## Stated task
Give the material once more, word for word, without any images.

## Provided data
# # # #

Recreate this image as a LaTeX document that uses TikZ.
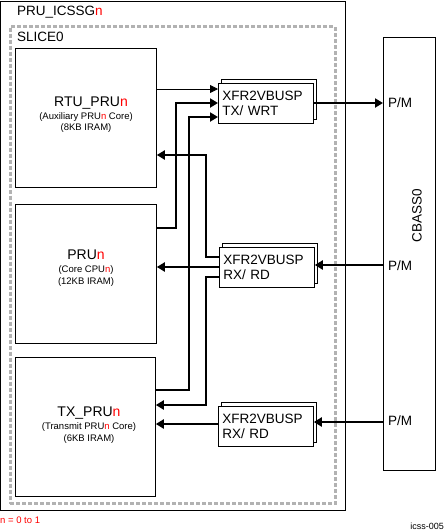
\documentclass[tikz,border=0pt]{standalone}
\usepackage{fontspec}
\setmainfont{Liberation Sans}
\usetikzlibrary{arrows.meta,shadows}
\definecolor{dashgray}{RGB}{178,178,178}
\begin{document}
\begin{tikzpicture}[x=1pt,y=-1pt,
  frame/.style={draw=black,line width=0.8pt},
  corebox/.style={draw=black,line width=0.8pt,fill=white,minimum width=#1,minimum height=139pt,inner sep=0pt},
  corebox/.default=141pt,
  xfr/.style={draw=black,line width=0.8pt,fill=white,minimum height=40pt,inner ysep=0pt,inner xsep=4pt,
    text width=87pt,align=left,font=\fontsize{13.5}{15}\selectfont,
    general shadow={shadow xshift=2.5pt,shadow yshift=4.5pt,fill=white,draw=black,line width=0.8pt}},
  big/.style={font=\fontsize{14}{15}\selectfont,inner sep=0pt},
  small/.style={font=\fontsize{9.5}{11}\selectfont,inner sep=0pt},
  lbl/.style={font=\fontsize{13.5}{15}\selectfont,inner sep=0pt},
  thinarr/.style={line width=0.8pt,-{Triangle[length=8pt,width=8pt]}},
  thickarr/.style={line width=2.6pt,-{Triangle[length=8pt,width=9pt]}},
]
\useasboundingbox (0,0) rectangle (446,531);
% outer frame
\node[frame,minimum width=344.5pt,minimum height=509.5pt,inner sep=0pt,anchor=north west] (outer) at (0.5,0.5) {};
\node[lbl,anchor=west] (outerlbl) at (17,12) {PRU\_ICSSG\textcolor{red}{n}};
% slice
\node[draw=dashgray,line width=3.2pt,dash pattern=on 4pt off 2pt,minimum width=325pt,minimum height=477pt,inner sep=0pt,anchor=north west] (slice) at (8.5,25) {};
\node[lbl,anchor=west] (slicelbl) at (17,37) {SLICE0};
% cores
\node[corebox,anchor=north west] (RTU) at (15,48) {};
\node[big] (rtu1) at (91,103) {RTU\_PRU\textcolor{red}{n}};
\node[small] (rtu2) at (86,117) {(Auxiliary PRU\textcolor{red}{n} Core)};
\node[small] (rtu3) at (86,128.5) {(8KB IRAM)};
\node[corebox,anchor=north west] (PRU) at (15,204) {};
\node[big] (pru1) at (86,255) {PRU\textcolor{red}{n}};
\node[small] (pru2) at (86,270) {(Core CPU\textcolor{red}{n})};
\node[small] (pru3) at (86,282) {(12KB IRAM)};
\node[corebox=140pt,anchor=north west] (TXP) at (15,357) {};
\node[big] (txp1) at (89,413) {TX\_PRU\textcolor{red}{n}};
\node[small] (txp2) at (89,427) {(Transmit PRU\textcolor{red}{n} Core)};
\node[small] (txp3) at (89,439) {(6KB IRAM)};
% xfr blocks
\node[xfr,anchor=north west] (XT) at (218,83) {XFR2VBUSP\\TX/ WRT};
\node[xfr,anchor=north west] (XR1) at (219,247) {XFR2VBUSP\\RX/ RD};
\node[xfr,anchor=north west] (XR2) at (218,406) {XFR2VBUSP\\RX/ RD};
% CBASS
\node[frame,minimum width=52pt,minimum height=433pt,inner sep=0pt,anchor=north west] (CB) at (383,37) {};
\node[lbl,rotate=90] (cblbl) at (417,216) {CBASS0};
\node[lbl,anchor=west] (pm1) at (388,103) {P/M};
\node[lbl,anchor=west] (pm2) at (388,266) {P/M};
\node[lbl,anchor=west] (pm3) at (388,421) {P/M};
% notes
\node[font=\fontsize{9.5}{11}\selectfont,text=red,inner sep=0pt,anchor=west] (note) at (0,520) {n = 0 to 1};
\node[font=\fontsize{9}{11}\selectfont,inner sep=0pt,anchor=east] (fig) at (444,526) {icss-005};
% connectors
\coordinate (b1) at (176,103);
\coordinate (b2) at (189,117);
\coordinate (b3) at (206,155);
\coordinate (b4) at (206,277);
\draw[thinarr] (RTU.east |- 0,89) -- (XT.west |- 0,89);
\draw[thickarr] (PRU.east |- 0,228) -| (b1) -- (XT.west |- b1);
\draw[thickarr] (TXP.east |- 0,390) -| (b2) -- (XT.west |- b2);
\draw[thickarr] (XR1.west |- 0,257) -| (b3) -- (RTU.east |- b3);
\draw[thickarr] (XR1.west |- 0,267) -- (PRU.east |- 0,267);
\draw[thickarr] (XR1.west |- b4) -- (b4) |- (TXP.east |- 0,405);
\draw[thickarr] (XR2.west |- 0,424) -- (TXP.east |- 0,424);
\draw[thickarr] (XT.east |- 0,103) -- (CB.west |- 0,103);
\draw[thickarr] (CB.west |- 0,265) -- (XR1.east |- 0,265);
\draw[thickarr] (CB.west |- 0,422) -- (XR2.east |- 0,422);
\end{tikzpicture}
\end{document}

# # # #

## Task solution
Recreate this image as a LaTeX document that uses TikZ.
\documentclass[tikz,border=0pt]{standalone}
\usepackage{fontspec}
\setmainfont{Liberation Sans}
\usetikzlibrary{arrows.meta,shadows}
\definecolor{dashgray}{RGB}{178,178,178}
\begin{document}
\begin{tikzpicture}[x=1pt,y=-1pt,
  frame/.style={draw=black,line width=0.8pt},
  corebox/.style={draw=black,line width=0.8pt,fill=white,minimum width=#1,minimum height=139pt,inner sep=0pt},
  corebox/.default=141pt,
  xfr/.style={draw=black,line width=0.8pt,fill=white,minimum height=40pt,inner ysep=0pt,inner xsep=4pt,
    text width=87pt,align=left,font=\fontsize{13.5}{15}\selectfont,
    general shadow={shadow xshift=2.5pt,shadow yshift=4.5pt,fill=white,draw=black,line width=0.8pt}},
  big/.style={font=\fontsize{14}{15}\selectfont,inner sep=0pt},
  small/.style={font=\fontsize{9.5}{11}\selectfont,inner sep=0pt},
  lbl/.style={font=\fontsize{13.5}{15}\selectfont,inner sep=0pt},
  thinarr/.style={line width=0.8pt,-{Triangle[length=8pt,width=8pt]}},
  thickarr/.style={line width=2.6pt,-{Triangle[length=8pt,width=9pt]}},
]
\useasboundingbox (0,0) rectangle (446,531);
% outer frame
\node[frame,minimum width=344.5pt,minimum height=509.5pt,inner sep=0pt,anchor=north west] (outer) at (0.5,0.5) {};
\node[lbl,anchor=west] (outerlbl) at (17,12) {PRU\_ICSSG\textcolor{red}{n}};
% slice
\node[draw=dashgray,line width=3.2pt,dash pattern=on 4pt off 2pt,minimum width=325pt,minimum height=477pt,inner sep=0pt,anchor=north west] (slice) at (8.5,25) {};
\node[lbl,anchor=west] (slicelbl) at (17,37) {SLICE0};
% cores
\node[corebox,anchor=north west] (RTU) at (15,48) {};
\node[big] (rtu1) at (91,103) {RTU\_PRU\textcolor{red}{n}};
\node[small] (rtu2) at (86,117) {(Auxiliary PRU\textcolor{red}{n} Core)};
\node[small] (rtu3) at (86,128.5) {(8KB IRAM)};
\node[corebox,anchor=north west] (PRU) at (15,204) {};
\node[big] (pru1) at (86,255) {PRU\textcolor{red}{n}};
\node[small] (pru2) at (86,270) {(Core CPU\textcolor{red}{n})};
\node[small] (pru3) at (86,282) {(12KB IRAM)};
\node[corebox=140pt,anchor=north west] (TXP) at (15,357) {};
\node[big] (txp1) at (89,413) {TX\_PRU\textcolor{red}{n}};
\node[small] (txp2) at (89,427) {(Transmit PRU\textcolor{red}{n} Core)};
\node[small] (txp3) at (89,439) {(6KB IRAM)};
% xfr blocks
\node[xfr,anchor=north west] (XT) at (218,83) {XFR2VBUSP\\TX/ WRT};
\node[xfr,anchor=north west] (XR1) at (219,247) {XFR2VBUSP\\RX/ RD};
\node[xfr,anchor=north west] (XR2) at (218,406) {XFR2VBUSP\\RX/ RD};
% CBASS
\node[frame,minimum width=52pt,minimum height=433pt,inner sep=0pt,anchor=north west] (CB) at (383,37) {};
\node[lbl,rotate=90] (cblbl) at (417,216) {CBASS0};
\node[lbl,anchor=west] (pm1) at (388,103) {P/M};
\node[lbl,anchor=west] (pm2) at (388,266) {P/M};
\node[lbl,anchor=west] (pm3) at (388,421) {P/M};
% notes
\node[font=\fontsize{9.5}{11}\selectfont,text=red,inner sep=0pt,anchor=west] (note) at (0,520) {n = 0 to 1};
\node[font=\fontsize{9}{11}\selectfont,inner sep=0pt,anchor=east] (fig) at (444,526) {icss-005};
% connectors
\coordinate (b1) at (176,103);
\coordinate (b2) at (189,117);
\coordinate (b3) at (206,155);
\coordinate (b4) at (206,277);
\draw[thinarr] (RTU.east |- 0,89) -- (XT.west |- 0,89);
\draw[thickarr] (PRU.east |- 0,228) -| (b1) -- (XT.west |- b1);
\draw[thickarr] (TXP.east |- 0,390) -| (b2) -- (XT.west |- b2);
\draw[thickarr] (XR1.west |- 0,257) -| (b3) -- (RTU.east |- b3);
\draw[thickarr] (XR1.west |- 0,267) -- (PRU.east |- 0,267);
\draw[thickarr] (XR1.west |- b4) -- (b4) |- (TXP.east |- 0,405);
\draw[thickarr] (XR2.west |- 0,424) -- (TXP.east |- 0,424);
\draw[thickarr] (XT.east |- 0,103) -- (CB.west |- 0,103);
\draw[thickarr] (CB.west |- 0,265) -- (XR1.east |- 0,265);
\draw[thickarr] (CB.west |- 0,422) -- (XR2.east |- 0,422);
\end{tikzpicture}
\end{document}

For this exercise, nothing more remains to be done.